Re: Roll your own, keep your sanity and your checkbook safe (maybe)
Sing it, brother! I was raised in a family that had a total fear of anything as complex as a screwdriver. There was no getting anything fixed, it was break it and buy a new one. My folks' notion of "teaching me money" was to give me $100, put it in a savings account, then deny me access to it.
So I was a right mess when I went off to college. I had no idea how to even shop for a car mechanic, so I got screwings that would make a New Orleans hooker proud. I couldn't afford to keep the car running, so I bought a bike, and when it died, I couldn't afford to have it fixed, so I got a Clymers (cheap US ripoff of Haynes) and fixed it myself. When I put it back together and it fired up, I was on cloud 9 for a week.
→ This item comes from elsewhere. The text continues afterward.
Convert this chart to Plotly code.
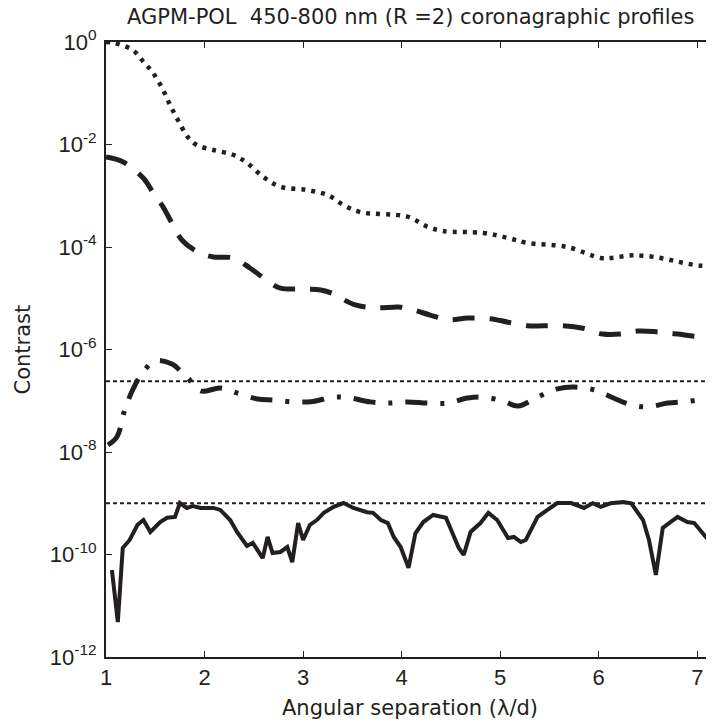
import plotly.graph_objects as go

# ---------------- data ----------------
x_dotted = [1.0, 1.07, 1.27, 1.38, 1.47, 1.57, 1.65, 1.73, 1.83, 1.92, 2.09, 2.29, 2.43,
            2.60, 2.77, 3.04, 3.25, 3.41, 3.58, 4.06, 4.26, 4.42, 4.83, 5.08, 5.28, 5.68,
            6.02, 6.12, 6.36, 6.63, 6.84, 7.04, 7.2]
y_dotted = [1.0, 0.97, 0.70, 0.41, 0.26, 0.126, 0.059, 0.030, 0.014, 0.0098, 0.0078, 0.0063,
            0.0044, 0.0023, 0.0015, 0.0013, 0.00103, 0.00066, 0.00048, 0.00039, 0.00025,
            0.000205, 0.000188, 0.00015, 0.00012, 0.0001, 6.1e-5, 6.1e-5, 6.9e-5, 6.1e-5,
            5.0e-5, 4.3e-5, 4.4e-5]

x_dashed = [1.0, 1.17, 1.38, 1.48, 1.58, 1.67, 1.77, 1.93, 2.09, 2.29, 2.46, 2.64, 2.77,
            3.00, 3.18, 3.31, 3.38, 3.53, 3.65, 3.75, 3.92, 3.99, 4.12, 4.29, 4.47, 4.67,
            4.90, 5.08, 5.28, 5.44, 5.64, 5.84, 6.04, 6.22, 6.40, 6.60, 6.80, 7.0, 7.2]
y_dashed = [5.7e-3, 4.6e-3, 2.2e-3, 1.13e-3, 6.0e-4, 2.9e-4, 1.37e-4, 8.0e-5, 6.4e-5, 6.1e-5,
            3.9e-5, 2.17e-5, 1.58e-5, 1.51e-5, 1.45e-5, 1.21e-5, 1.01e-5, 7.4e-6, 6.7e-6,
            6.5e-6, 6.7e-6, 6.7e-6, 5.9e-6, 4.7e-6, 3.8e-6, 4.1e-6, 4.0e-6, 3.4e-6, 2.9e-6,
            2.9e-6, 2.9e-6, 2.6e-6, 2.0e-6, 2.0e-6, 2.3e-6, 2.2e-6, 2.0e-6, 1.8e-6, 1.9e-6]

x_dashdot = [1.02, 1.11, 1.19, 1.27, 1.37, 1.50, 1.67, 1.77, 1.83, 1.96, 2.16, 2.33, 2.54,
             2.70, 2.90, 3.10, 3.31, 3.48, 3.68, 3.86, 4.06, 4.26, 4.47, 4.67, 4.83, 5.04,
             5.18, 5.38, 5.58, 5.75, 5.95, 6.15, 6.33, 6.50, 6.70, 6.90, 7.09, 7.2]
y_dashdot = [1.37e-8, 1.96e-8, 6.6e-8, 1.62e-7, 3.5e-7, 6.0e-7, 5.2e-7, 3.6e-7, 2.8e-7,
             1.55e-7, 1.77e-7, 1.42e-7, 1.08e-7, 1.03e-7, 9.5e-8, 9.7e-8, 1.18e-7, 1.13e-7,
             9.5e-8, 9.0e-8, 9.5e-8, 9.0e-8, 9.0e-8, 1.13e-7, 1.18e-7, 9.7e-8, 7.9e-8,
             1.18e-7, 1.7e-7, 1.85e-7, 1.64e-7, 1.13e-7, 8.3e-8, 7.6e-8, 9.0e-8, 9.7e-8,
             1.08e-7, 1.1e-7]

x_solid = [1.06, 1.12, 1.17, 1.24, 1.32, 1.38, 1.45, 1.55, 1.62, 1.70, 1.75, 1.82, 1.88,
           1.96, 2.09, 2.16, 2.26, 2.33, 2.43, 2.49, 2.59, 2.64, 2.69, 2.77, 2.84, 2.89,
           2.95, 3.00, 3.07, 3.14, 3.21, 3.31, 3.41, 3.51, 3.65, 3.71, 3.79, 3.86, 3.92,
           3.99, 4.07, 4.14, 4.22, 4.32, 4.45, 4.53, 4.58, 4.63, 4.70, 4.80, 4.88, 4.97,
           5.08, 5.14, 5.21, 5.26, 5.38, 5.48, 5.58, 5.72, 5.85, 5.94, 6.02, 6.12, 6.25,
           6.33, 6.45, 6.51, 6.58, 6.65, 6.80, 6.90, 6.97, 7.07, 7.2]
y_solid = [5.0e-11, 4.8e-12, 1.34e-10, 1.92e-10, 3.8e-10, 4.7e-10, 2.75e-10, 4.3e-10,
           5.2e-10, 5.4e-10, 1.01e-9, 8.1e-10, 8.8e-10, 8.1e-10, 8.1e-10, 7.4e-10, 4.7e-10,
           2.75e-10, 1.47e-10, 1.68e-10, 8.5e-11, 2.2e-10, 1.07e-10, 1.12e-10, 1.4e-10,
           7.1e-11, 4.1e-10, 1.92e-10, 3.8e-10, 4.7e-10, 6.5e-10, 8.5e-10, 1.01e-9, 8.1e-10,
           6.7e-10, 6.5e-10, 4.7e-10, 4.1e-10, 2.2e-10, 1.4e-10, 5.5e-11, 2.6e-10, 4.3e-10,
           5.9e-10, 5.2e-10, 2.2e-10, 1.34e-10, 9.8e-11, 2.75e-10, 4.1e-10, 6.5e-10, 4.7e-10,
           2.1e-10, 2.2e-10, 1.75e-10, 1.92e-10, 5.4e-10, 7.4e-10, 1.01e-9, 1.01e-9, 8.1e-10,
           1.0e-9, 8.5e-10, 1.0e-9, 1.06e-9, 1.0e-9, 4.7e-10, 1.92e-10, 4.0e-11, 3.3e-10,
           5.4e-10, 4.3e-10, 4.1e-10, 2.4e-10, 1.2e-10]

x_limits = [1.0, 7.2]
limit_upper = 2.4e-7
limit_lower = 1.0e-9

y_tickvals = [1e0, 1e-2, 1e-4, 1e-6, 1e-8, 1e-10, 1e-12]
y_ticktext = ["10<sup>0</sup>", "10<sup>-2</sup>", "10<sup>-4</sup>", "10<sup>-6</sup>",
              "10<sup>-8</sup>", "10<sup>-10</sup>", "10<sup>-12</sup>"]
x_tickvals = [1, 2, 3, 4, 5, 6, 7]

title_text = "AGPM-POL  450-800 nm (R =2) coronagraphic profiles"
x_title = "Angular separation (λ/d)"
y_title = "Contrast"

# ---------------- figure ----------------
ink = "#231f20"
text_font = "DejaVu Sans, Liberation Sans, sans-serif"
tick_font = "Liberation Sans, Arial, sans-serif"

fig = go.Figure()

fig.add_trace(go.Scatter(x=x_limits, y=[limit_upper, limit_upper], mode="lines",
                         line=dict(color=ink, width=2, dash="4px,3px"), showlegend=False))
fig.add_trace(go.Scatter(x=x_limits, y=[limit_lower, limit_lower], mode="lines",
                         line=dict(color=ink, width=2, dash="4px,3px"), showlegend=False))
fig.add_trace(go.Scatter(x=x_dotted, y=y_dotted, mode="lines", line_shape="spline",
                         line=dict(color=ink, width=4.5, dash="4px,6px"), showlegend=False))
fig.add_trace(go.Scatter(x=x_dashed, y=y_dashed, mode="lines", line_shape="spline",
                         line=dict(color=ink, width=5, dash="22px,15px"), showlegend=False))
fig.add_trace(go.Scatter(x=x_dashdot, y=y_dashdot, mode="lines", line_shape="spline",
                         line=dict(color=ink, width=5, dash="22px,13px,4px,13px"), showlegend=False))
fig.add_trace(go.Scatter(x=x_solid, y=y_solid, mode="lines",
                         line=dict(color=ink, width=4), showlegend=False))

fig.update_layout(
    width=706, height=714,
    margin=dict(l=98, r=0, t=34, b=65, autoexpand=False),
    paper_bgcolor="white", plot_bgcolor="white",
    font=dict(family=text_font, color=ink),
    showlegend=False,
    annotations=[
        dict(text=title_text, xref="paper", yref="paper", x=0.5, y=1, yshift=25,
             xanchor="center", yanchor="middle", showarrow=False,
             font=dict(size=21, family=text_font, color=ink)),
        dict(text=x_title, xref="paper", yref="paper", x=0.5, y=0, yshift=-51,
             xanchor="center", yanchor="middle", showarrow=False,
             font=dict(size=21, family=text_font, color=ink)),
        dict(text=y_title, xref="paper", yref="paper", x=0, y=0.5, xshift=-84,
             xanchor="center", yanchor="middle", showarrow=False, textangle=-90,
             font=dict(size=21, family=text_font, color=ink)),
    ],
)

fig.update_xaxes(
    range=[1, 7.17], tickvals=x_tickvals, ticks="inside", ticklen=6, tickwidth=1,
    tickcolor=ink, showline=True, linecolor=ink, linewidth=2, mirror="ticks",
    showgrid=False, zeroline=False, automargin=False,
    tickfont=dict(size=22, family=tick_font, color=ink),
)
fig.update_yaxes(
    type="log", range=[-12, 0], tickvals=y_tickvals, ticktext=y_ticktext,
    ticks="inside", ticklen=6, tickwidth=1, tickcolor=ink,
    showline=True, linecolor=ink, linewidth=2, mirror=False,
    showgrid=False, zeroline=False, automargin=False,
    tickfont=dict(size=22, family=tick_font, color=ink), ticklabelstandoff=3,
)

fig.write_html("out.html")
Hell, I took a front tire to the bike shop a couple years ago, and they couldn't even line up the arrows on the rim & the tire to fit the damn thing on in the proper direction. How can you mess that up?
My ex-roommate just spent $1600 to have the local car shop swap parts out until they discovered the $20 power supply wire to the ECU was bad. Does he get a refund on all the extra parts he now owns? No.
A neighbor just bit the asphalt because that intermittent ignition coil the bike shop "fixed" killed the engine while he was leaned over in a corner. That's what he gets for buying a Harley.
Back to the book however, this is useful as something to give a noob. He'll at least look at the pretty pictures, and if he doesn't have halfway intelligent questions afterwards, then I know not to waste my time with him.
And speaking of building PCs: I just built one, and which part was bad out of the box? The only American-made part, the CPU.